La Corée du Nord fera-t-elle la guerre au reste du monde? A lire les dernières dépêches, cela n’est pas impossible. Elle se donne en tout cas des airs de matamore dignes d’un torero agitant furieusement sa cape sous le nez de la bête qu’il se propose de vaincre. A cette différence — énorme si l’on s’y arrête un instant — que le toréador est connu de ses aficionados, ses défauts ont été mille fois analysés, sa psychologie aussi.
De la Corée du Nord, nous ne savons rien, ou presque. Un peu plus de 20 millions d’habitants, une dictature rigide et impitoyable, des bombes et des missiles, des soldats et des flics partout, la famine récurrente, et?
Même un photographe aussi curieux que Nicolas Righetti, qui y a pourtant séjourné à diverses reprises, est incapable de définir l’âme nord-coréenne, de transmettre autre chose que l’hyperréalisme que son œil doublé d’une camera capte dans les rues de la capitale. Tout est figé. Gens et choses semblent participer du même vide immobile qui relève des abîmes interstellaires plus que de l’humaine condition.
Alors que la mondialisation a submergé la planète depuis plus d’une décennie en fondant sa réussite sur l’extrême développement des réseaux de communication, le mystère nord-coréen est un défi aux oscillations médiatiques, aux vibrations du monde, aux trépidations de ceux qui pensent maîtriser l’information. Ce mystère-là est en somme la négation de notre être au monde, de la société des humains telle que la majorité d’entre eux l’entendent.
La preuve? L’image déplorable répandue par les spécialistes universitaires et autres observateurs qualifiés convoqués par les médias pour commenter l’actualité. Chez eux, la vacuité ampoulée le dispute aux affirmations sentencieuses peinant à cacher l’ignorance la plus crasse.
N’étant pas plus savant que mes confrères, je me bornerai à quelques constatations. Il s’agit premièrement de prendre acte du fait que les Etats qui refusent d’entrer dans le concert des nations sont de plus en plus nombreux.

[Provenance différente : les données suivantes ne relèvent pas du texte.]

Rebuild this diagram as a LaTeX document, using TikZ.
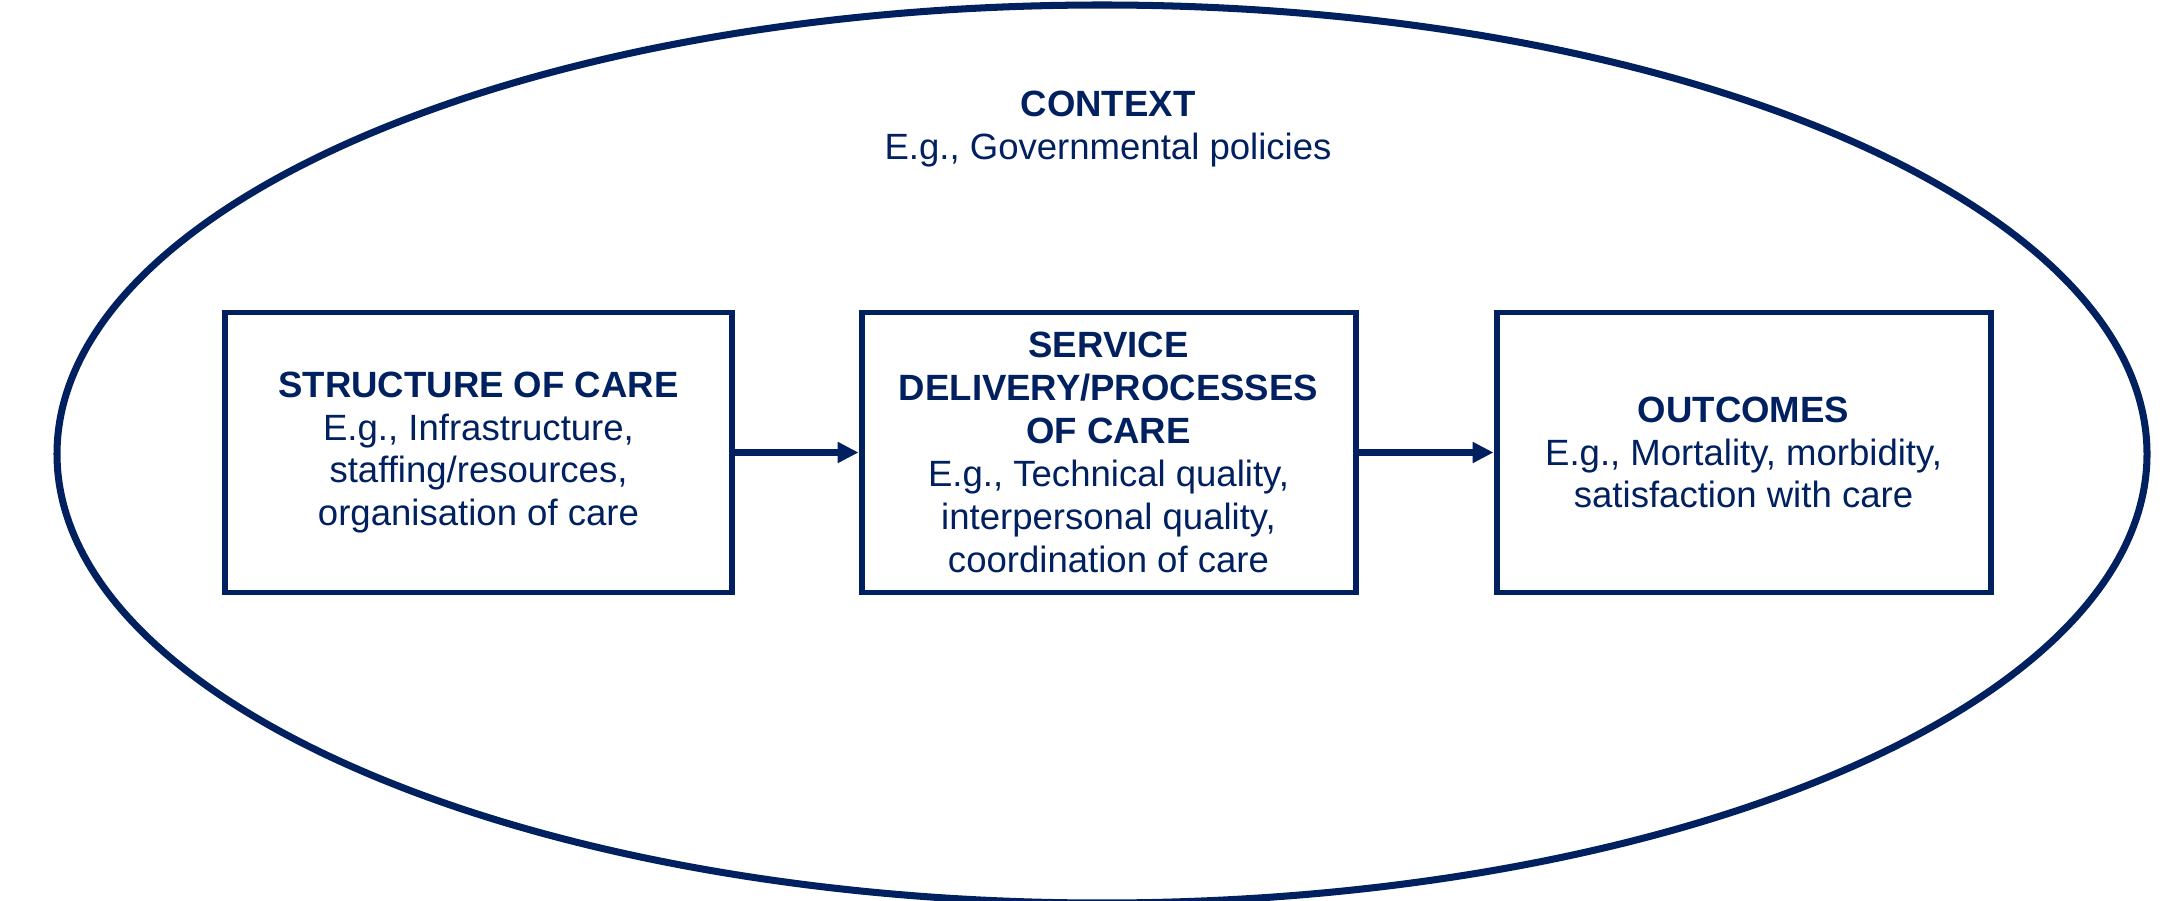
\documentclass[tikz,border=0pt]{standalone}
\usepackage{fontspec}
\setmainfont{Liberation Sans}
\usetikzlibrary{arrows.meta}
\definecolor{navy}{HTML}{002060}

\begin{document}
\begin{tikzpicture}
[node distance=6.3cm, font=\fontsize{10.4}{12.2}\selectfont, text=navy]
\tikzstyle{block}=[rectangle, draw=navy, line width=1.7pt, fill=white, align=center, minimum width=4.94cm, minimum height=2.80cm, inner sep=1mm]
\tikzstyle{flow}=[draw=navy, line width=1.8pt, -{Triangle[length=0.21cm, width=0.2cm]}]
\useasboundingbox (0,0) rectangle (21.8,9);

\draw[navy, line width=2pt] (11.02,4.46) ellipse [x radius=10.45, y radius=4.49];

\node			(ctx)		at (11.08,7.71) [align=center]{\textbf{CONTEXT}\\E.g., Governmental policies};

\node[block]	(struct)	at (4.785,4.475) [minimum width=5.07cm]{\textbf{STRUCTURE OF CARE}\\E.g., Infrastructure,\\staffing/resources,\\organisation of care};
\node[block]	(proc)		[right of=struct]{\textbf{SERVICE}\\\textbf{DELIVERY/PROCESSES}\\\textbf{OF CARE}\\E.g., Technical quality,\\interpersonal quality,\\coordination of care};
\node[block]	(out)		[right of=proc, xshift=0.05cm]{\textbf{OUTCOMES}\\E.g., Mortality, morbidity,\\satisfaction with care};

\draw[flow] (struct)--(proc);
\draw[flow] (proc)--(out);

\end{tikzpicture}
\end{document}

Il y a bien sûr en première ligne la Corée du Nord, pays hermétique, vraisemblablement doté de la bombe. Ses gesticulations actuelles remettent en cause les équilibres de l’Extrême-Orient : le Japon et la Corée du Sud (donc les Etats-Unis comme garants militaires depuis la guerre) plus la Chine et la Russie qui ont une frontière commune avec la Corée. Cela signifie que toutes les grandes puissances — sauf l’Europe — sont directement impliquées par ce qui se passe à Pyongyang.

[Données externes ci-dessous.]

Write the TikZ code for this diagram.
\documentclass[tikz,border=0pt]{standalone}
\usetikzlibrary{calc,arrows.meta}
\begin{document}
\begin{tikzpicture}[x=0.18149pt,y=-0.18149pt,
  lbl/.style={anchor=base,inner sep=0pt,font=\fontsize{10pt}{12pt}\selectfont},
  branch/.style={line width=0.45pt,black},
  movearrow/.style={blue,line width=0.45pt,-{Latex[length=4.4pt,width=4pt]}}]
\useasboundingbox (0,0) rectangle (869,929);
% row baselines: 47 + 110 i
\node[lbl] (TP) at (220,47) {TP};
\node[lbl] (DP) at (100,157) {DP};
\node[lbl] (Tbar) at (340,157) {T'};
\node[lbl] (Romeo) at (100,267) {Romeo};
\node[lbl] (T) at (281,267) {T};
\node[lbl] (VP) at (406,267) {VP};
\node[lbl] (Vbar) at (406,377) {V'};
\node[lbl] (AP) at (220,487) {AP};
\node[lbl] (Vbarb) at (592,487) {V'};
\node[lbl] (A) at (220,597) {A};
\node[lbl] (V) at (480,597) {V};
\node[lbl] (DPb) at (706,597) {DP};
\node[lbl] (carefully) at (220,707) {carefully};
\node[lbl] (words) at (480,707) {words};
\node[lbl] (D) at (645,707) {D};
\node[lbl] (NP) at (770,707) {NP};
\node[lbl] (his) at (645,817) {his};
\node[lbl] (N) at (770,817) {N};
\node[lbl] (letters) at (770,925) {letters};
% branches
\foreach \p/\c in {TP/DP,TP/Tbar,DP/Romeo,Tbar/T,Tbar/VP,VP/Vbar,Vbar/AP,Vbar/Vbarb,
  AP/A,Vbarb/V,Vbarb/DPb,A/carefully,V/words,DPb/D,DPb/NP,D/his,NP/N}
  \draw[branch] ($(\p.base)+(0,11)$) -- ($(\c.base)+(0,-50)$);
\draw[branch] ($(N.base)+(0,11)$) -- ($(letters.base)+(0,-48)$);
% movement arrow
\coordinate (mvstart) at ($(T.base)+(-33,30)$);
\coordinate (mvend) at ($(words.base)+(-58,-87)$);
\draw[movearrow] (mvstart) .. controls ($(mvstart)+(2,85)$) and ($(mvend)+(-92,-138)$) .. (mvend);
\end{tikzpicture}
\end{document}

En second lieu, l’éclatement du Proche-Orient s’approfondit de jour en jour. Tous les dangers s’accumulent autour de trois puissances nucléaires, l’Iran, le Pakistan et Israël dont les gouvernements sont de moins en moins contrôlables, au Pakistan par sa déliquescence, en Iran et en Israël par leur extrémisme.
Enfin, la situation de faiblesse dans laquelle se trouve aujourd’hui l’administration Obama est très dangereuse. Un premier signal a été donné il y a trois semaines au Proche-Orient. Depuis lors, la claque donnée au président par le Congrès dans l’affaire de Guantanamo et la morgue affichée par Netanyahu en visite à Washington prouvent que la droite américaine, sonnée par sa défaite électorale, s’est réveillée et reprend l’offensive avec l’appui du lobby militaro-industriel et de la hiérarchie militaire.
Cet affaiblissement probablement conjoncturel de la présidence Obama profite tant aux petits chefs qui dirigent l’Iran et la Corée du Nord qu’à ceux qui, à l’intérieur des Etats-Unis, veulent la peau d’un président honni.
C’est dire que la paix dans le monde se retrouve aussi menacée qu’aux pires moments de la guerre froide, début des années 1960 (crise de Berlin) et début des années 1980 (crise des missiles). Comme il n’y a plus de volonté de conquête chez les grandes puissances, le danger se polarise sur les trublions de bas étages, les Kim Jong-il, Netanyahu, et autres Ahmadinejad. L’été sera très chaud.